» Written problem
Restate exactly the lines that run from the start of the records below to the line containing "h_vals = [1.32, 1.58, 1.65, 1.25, 1.20, 1.24]", counting both ends, and nothing else; pictures stay out.

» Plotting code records

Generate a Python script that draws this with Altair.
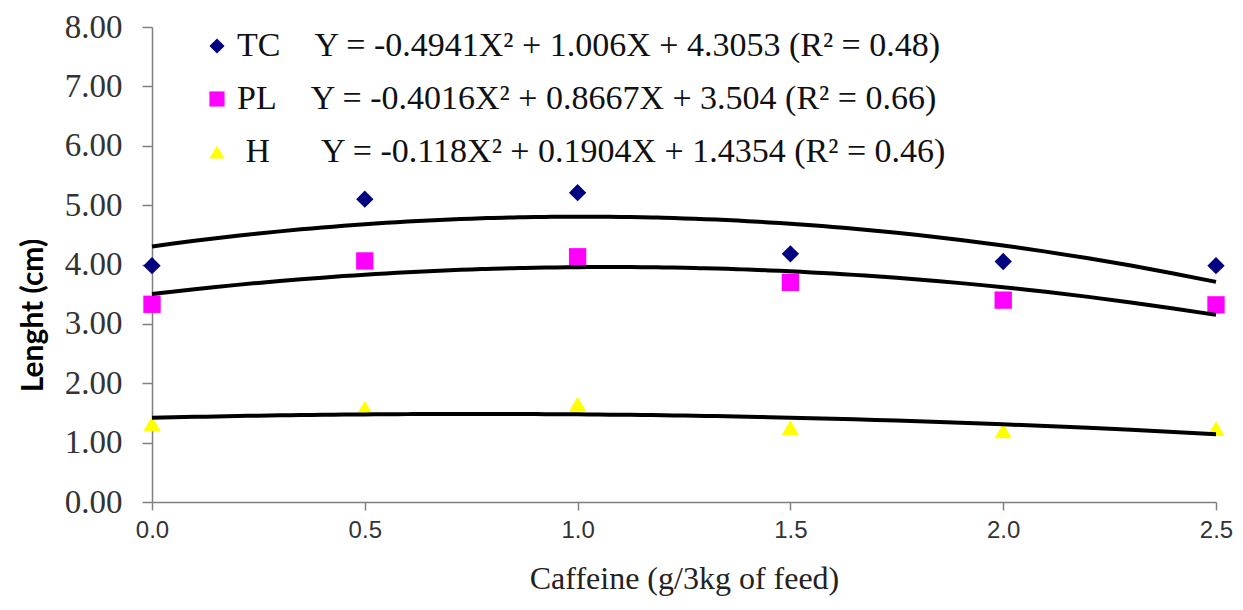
import altair as alt
import pandas as pd

# ---- data ----
caffeine = [0.0, 0.5, 1.0, 1.5, 2.0, 2.5]
tc_vals = [3.98, 5.10, 5.21, 4.18, 4.05, 3.98]
pl_vals = [3.33, 4.06, 4.13, 3.70, 3.40, 3.32]
h_vals = [1.32, 1.58, 1.65, 1.25, 1.20, 1.24]

series_names = ["TC", "PL", "H"]
series_colors = ["#000080", "#FF00FF", "#FFFF00"]
series_shapes = ["diamond", "square", "triangle-up"]
NB = "\u00a0"
ZW = "\u200b"
equations = {
    "TC": "TC" + NB * 4 + "Y = -0.4941X\u00b2 + 1.006X + 4.3053 (R\u00b2 = 0.48)",
    "PL": "PL" + NB * 4 + "Y = -0.4016X\u00b2 + 0.8667X + 3.504 (R\u00b2 = 0.66)",
    "H": ZW + NB + "H" + NB * 6 + "Y = -0.118X\u00b2 + 0.1904X + 1.4354 (R\u00b2 = 0.46)",
}
y_ticks = [0, 1, 2, 3, 4, 5, 6, 7, 8]
x_ticks = [0.0, 0.5, 1.0, 1.5, 2.0, 2.5]

rows = []
for name, vals in zip(series_names, [tc_vals, pl_vals, h_vals]):
    for xv, yv in zip(caffeine, vals):
        rows.append({"x": xv, "y": yv, "series": name})
df = pd.DataFrame(rows)

label_expr = (
    "datum.label == 'TC' ? '" + equations["TC"] + "' : "
    "datum.label == 'PL' ? '" + equations["PL"] + "' : '" + equations["H"] + "'"
)

x_enc = alt.X(
    "x:Q",
    scale=alt.Scale(domain=[0, 2.5], nice=False, zero=False),
    axis=alt.Axis(
        values=x_ticks, format=".1f", title="Caffeine (g/3kg of feed)",
        labelFont="Liberation Sans Narrow, Liberation Sans", labelFontSize=24,
        labelColor="#333333", labelPadding=8, tickSize=8, labelFlush=False,
        titleFont="Liberation Serif", titleFontSize=32, titleFontWeight="normal",
        titleColor="#222222", titlePadding=21,
    ),
)
y_enc = alt.Y(
    "y:Q",
    scale=alt.Scale(domain=[0, 8], nice=False),
    axis=alt.Axis(
        values=y_ticks, format=".2f", title="Lenght (cm)",
        labelFont="Liberation Serif", labelFontSize=33, labelColor="#333333",
        labelPadding=20, tickSize=10, labelFlush=False,
        titleFont="Lato", titleFontSize=30, titleFontWeight="bold",
        titleColor="#000000", titlePadding=16, titleY=288,
    ),
)

legend_opts = dict(
    title=None, orient="none", legendX=48, legendY=2,
    labelExpr=label_expr, labelFont="Liberation Serif",
    labelFontSize=34, labelColor="#111111", symbolSize=230,
    rowPadding=19, labelOffset=3, labelLimit=1000,
)

points = alt.Chart(df).mark_point(filled=True, opacity=1, size=300).encode(
    x=x_enc,
    y=y_enc,
    color=alt.Color(
        "series:N",
        scale=alt.Scale(domain=series_names, range=series_colors),
        legend=alt.Legend(**legend_opts),
    ),
    shape=alt.Shape(
        "series:N",
        scale=alt.Scale(domain=series_names, range=series_shapes),
        legend=alt.Legend(**legend_opts),
    ),
)

fits = alt.Chart(df).transform_regression(
    "x", "y", method="poly", order=2, groupby=["series"]
).mark_line(color="black", strokeWidth=4).encode(
    x=x_enc, y=y_enc, detail="series:N"
)

chart = (
    alt.layer(points, fits)
    .properties(
        width=1064, height=475,
        autosize=alt.AutoSizeParams(type="none"),
        padding={"left": 144, "top": 19, "right": 18, "bottom": 100},
    )
    .configure_view(stroke=None)
    .configure_axis(
        grid=False, domainColor="#808080", domainWidth=1.5,
        tickColor="#808080", tickWidth=1.5,
    )
)

chart.save("out.html", embed_options={"renderer": "svg", "actions": False})
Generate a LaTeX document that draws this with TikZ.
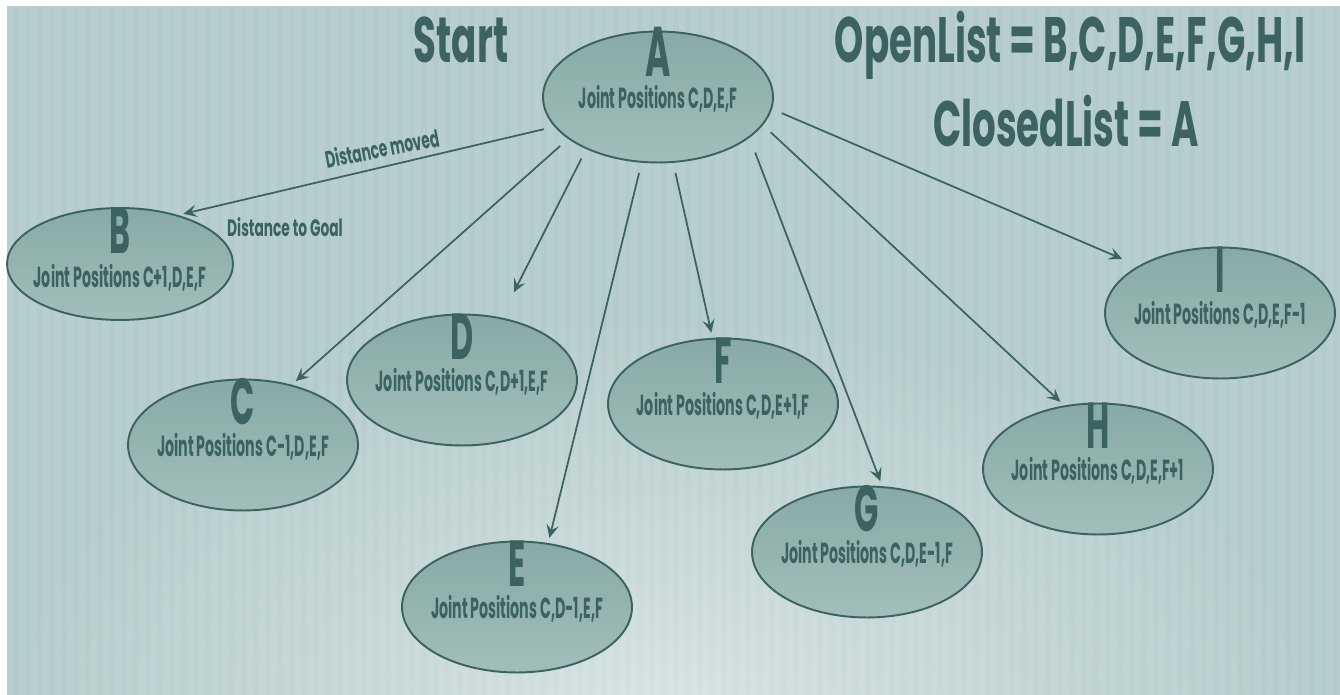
\documentclass[tikz,border=0pt]{standalone}
\usepackage{fontspec}
\setmainfont{Poppins}[FakeStretch=0.49]
\newfontfamily\headfont{Poppins}[FakeStretch=0.58]
\usetikzlibrary{shapes.geometric,arrows.meta}

\definecolor{ink}{HTML}{3C6262}
\definecolor{bgcol}{HTML}{B4CBCB}
\definecolor{bglight}{HTML}{D6E3E2}
\definecolor{nodetop}{HTML}{88AAA6}
\definecolor{nodebot}{HTML}{A2BEBA}

\tikzset{
  state/.style={ellipse, draw=ink, line width=1.1pt, top color=nodetop, bottom color=nodebot,
    minimum width=4.6cm, minimum height=2.62cm, inner sep=0pt},
  letter/.style={inner sep=0pt, yshift=-0.93cm, text=ink, font=\bfseries\fontsize{37}{40}\selectfont},
  joints/.style={inner sep=0pt, yshift=-0.04cm, text=ink, font=\bfseries\fontsize{16.5}{18}\selectfont},
  title/.style={inner sep=0pt, anchor=base, text=ink, font=\headfont\bfseries\fontsize{36.5}{40}\selectfont},
  note/.style={inner sep=0pt, text=ink, font=\headfont\bfseries\fontsize{13.5}{15}\selectfont},
  move/.style={->, draw=ink, line width=1pt, shorten <=6pt, shorten >=3pt}
}

\begin{document}
\begin{tikzpicture}[x=0.02cm, y=-0.02cm, >={Stealth[length=7.5pt,width=7pt,inset=3pt]}]
  \useasboundingbox (0,0) rectangle (1340,695);
  % background
  \fill[white] (0,0) rectangle (1340,695);
  \fill[bgcol] (7,6) rectangle (1340,695);
  \begin{scope}
    \clip (7,6) rectangle (1340,695);
    \shade[inner color=bglight, outer color=bgcol] (660,720) ellipse [x radius=13cm, y radius=8cm];
    \foreach \x in {7,19,...,1340}
      \fill[white, opacity=0.07] (\x,6) rectangle +(6,689);
  \end{scope}

  % headings
  \node[title] (start) at (461,63) {Start};
  \node[title] (open) at (1070,63) {OpenList = B,C,D,E,F,G,H,I};
  \node[title] (closed) at (1066,147) {ClosedList = A};

  % states
  \node[state, label={[letter, font=\bfseries\fontsize{40}{42}\selectfont]above:A},
    label={[joints]center:Joint Positions C,D,E,F}] (A) at (658,97) {};
  \node[state, minimum width=4.52cm, minimum height=2.24cm, label={[letter]above:B},
    label={[joints, yshift=-0.24cm]center:Joint Positions C+1,D,E,F}] (B) at (120,264) {};
  \node[state, label={[letter]above:C}, label={[joints]center:Joint Positions C-1,D,E,F}] (C) at (243,445) {};
  \node[state, label={[letter]above:D}, label={[joints]center:Joint Positions C,D+1,E,F}] (D) at (462,380) {};
  \node[state, label={[letter]above:E}, label={[joints]center:Joint Positions C,D-1,E,F}] (E) at (517,607) {};
  \node[state, label={[letter]above:F}, label={[joints]center:Joint Positions C,D,E+1,F}] (F) at (723,404) {};
  \node[state, label={[letter]above:G}, label={[joints]center:Joint Positions C,D,E-1,F}] (G) at (867,552) {};
  \node[state, label={[letter]above:H}, label={[joints]center:Joint Positions C,D,E,F+1}] (H) at (1098,469) {};
  \node[state, label={[letter]above:I}, label={[joints]center:Joint Positions C,D,E,F-1}] (I) at (1220,313) {};

  % moves
  \draw[move] (A.196) -- (B.40);
  \draw[move] (A.205.6) -- (C.51);
  \draw[move, shorten >=16pt] (A.216.9) -- (D.58.8);
  \draw[move] (A.256.9) -- (E.64.4);
  \draw[move] (A.283.3) -- (F.99.7);
  \draw[move, shorten <=9pt] (A.336.7) -- (G.77);
  \draw[move] (A.345) -- (H.118.4);
  \draw[move, shorten >=10pt] (A.354) -- (I.150.4);

  \node[note, rotate=11] (moved) at (382,148) {Distance moved};
  \node[note, anchor=base] (goal) at (285,237) {Distance to Goal};
\end{tikzpicture}
\end{document}
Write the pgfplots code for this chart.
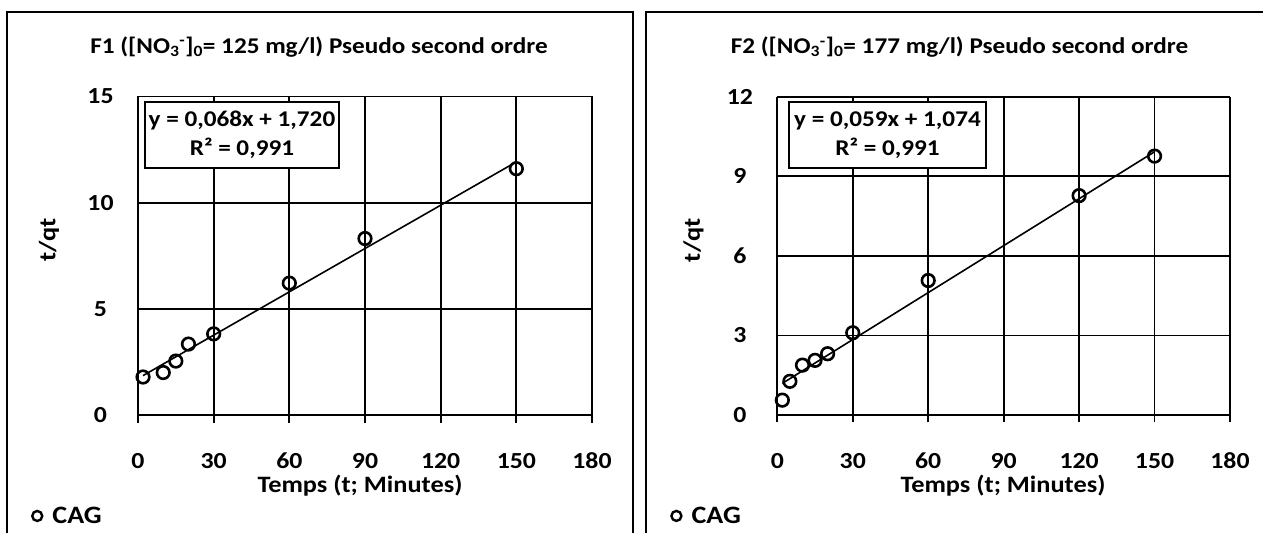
\documentclass[border=0pt]{standalone}
\usepackage{fontspec}
\setmainfont{Carlito}[FakeStretch=1.12]
\usepackage{pgfplots}
\pgfplotsset{compat=1.18}
\newcommand{\tickfont}{\bfseries\fontsize{23bp}{28bp}\selectfont}
\newcommand{\labfont}{\bfseries\fontsize{23.5bp}{28bp}\selectfont}
\newcommand{\titlefont}{\bfseries\fontsize{22.5bp}{28bp}\selectfont}
\newcommand{\boxfont}{\bfseries\fontsize{22.5bp}{29bp}\selectfont}
\newcommand{\legfont}{\bfseries\fontsize{25bp}{30bp}\selectfont}

\pgfplotsset{
  kin/.style={
    scale only axis, anchor=south west, clip=false,
    xmin=0, xmax=180, xtick={0,30,60,90,120,150,180},
    axis x line*=bottom, axis y line*=left,
    grid=major, major grid style={black, line width=1.8bp},
    axis line style={black, line width=1.8bp},
    tick align=outside, major tick length=7.5bp,
    xtick style={black, line width=1.8bp}, ytick style={draw=none},
    /pgf/number format/assume math mode=true,
    every tick label/.append style={font=\tickfont},
    xticklabel style={anchor=base, yshift=-46bp},
    yticklabel style={anchor=center, xshift=-30bp},
    label style={font=\labfont},
    title style={font=\titlefont, anchor=center},
    legend style={draw=none, fill=none, inner sep=0pt, anchor=west, font=\legfont},
  },
  pts/.style={only marks, mark=o, mark size=6.3bp,
    mark options={draw=black, fill=white, line width=2.6bp},
    legend image code/.code={\draw[line width=2.4bp, fill=white] (6bp,0bp) circle (5bp); \path (19bp,0bp);}},
  fit/.style={black, line width=1.6bp, no marks, forget plot},
}

\pgfplotstableread{
t    y
2    1.79
10   2.00
15   2.54
20   3.34
30   3.82
60   6.21
90   8.31
150  11.60
}\dataA

\pgfplotstableread{
t    y
2    0.56
5    1.27
10   1.88
15   2.06
20   2.31
30   3.10
60   5.07
120  8.27
150  9.76
}\dataB

\begin{document}
\begin{tikzpicture}[x=1bp, y=1bp]
\useasboundingbox (0bp,0bp) rectangle (1263bp,533bp);
% chart frames
\draw[line width=2.7bp] (7bp,-5bp) -- (7bp,521bp) -- (633bp,521bp) -- (633bp,-5bp);
\draw[line width=2.7bp] (646bp,-5bp) -- (646bp,521bp) -- (1270bp,521bp);

\begin{axis}[kin, at={(138bp,118bp)}, width=454bp, height=318.5bp,
  ymin=0, ymax=15, ytick={0,5,10,15},
  title={F1 ([NO\textsubscript{3}\textsuperscript{-}]\textsubscript{0}= 125 mg/l) Pseudo second ordre},
  title style={at={(axis description cs:0.3987,1.137)}},
  xlabel={Temps (t; Minutes)},
  xlabel style={at={(axis description cs:0.489,-0.223)}, anchor=center},
  ylabel={t/qt},
  ylabel style={at={(axis description cs:-0.196,0.549)}, anchor=center},
  legend style={at={(axis description cs:-0.236,-0.317)}},
]
\addplot[fit] coordinates {(2,1.856) (150,11.92)};
\addplot[pts] table[x=t, y=y] {\dataA};
\addlegendentry{CAG}
\node[draw, line width=2bp, fill=white, minimum width=194bp, minimum height=66bp,
  align=center, font=\boxfont, inner sep=0pt]
  at (axis description cs:0.229,0.879) {y = 0,068x + 1,720\\R² = 0,991};
\end{axis}

\begin{axis}[kin, at={(777.3bp,118bp)}, width=452.7bp, height=318.3bp,
  ymin=0, ymax=12, ytick={0,3,6,9,12},
  title={F2 ([NO\textsubscript{3}\textsuperscript{-}]\textsubscript{0}= 177 mg/l) Pseudo second ordre},
  title style={at={(axis description cs:0.4025,1.137)}},
  xlabel={Temps (t; Minutes)},
  xlabel style={at={(axis description cs:0.4986,-0.223)}, anchor=center},
  ylabel={t/qt},
  ylabel style={at={(axis description cs:-0.185,0.549)}, anchor=center},
  legend style={at={(axis description cs:-0.237,-0.317)}},
]
\addplot[fit] coordinates {(2,1.192) (150,9.924)};
\addplot[pts] table[x=t, y=y] {\dataB};
\addlegendentry{CAG}
\node[draw, line width=2bp, fill=white, minimum width=197bp, minimum height=66bp,
  align=center, font=\boxfont, inner sep=0pt]
  at (axis description cs:0.2434,0.879) {y = 0,059x + 1,074\\R² = 0,991};
\end{axis}
\end{tikzpicture}
\end{document}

» Correct output
Generate a Python script that draws this with Altair.
import altair as alt
import pandas as pd

# ---- data ----
caffeine = [0.0, 0.5, 1.0, 1.5, 2.0, 2.5]
tc_vals = [3.98, 5.10, 5.21, 4.18, 4.05, 3.98]
pl_vals = [3.33, 4.06, 4.13, 3.70, 3.40, 3.32]
h_vals = [1.32, 1.58, 1.65, 1.25, 1.20, 1.24]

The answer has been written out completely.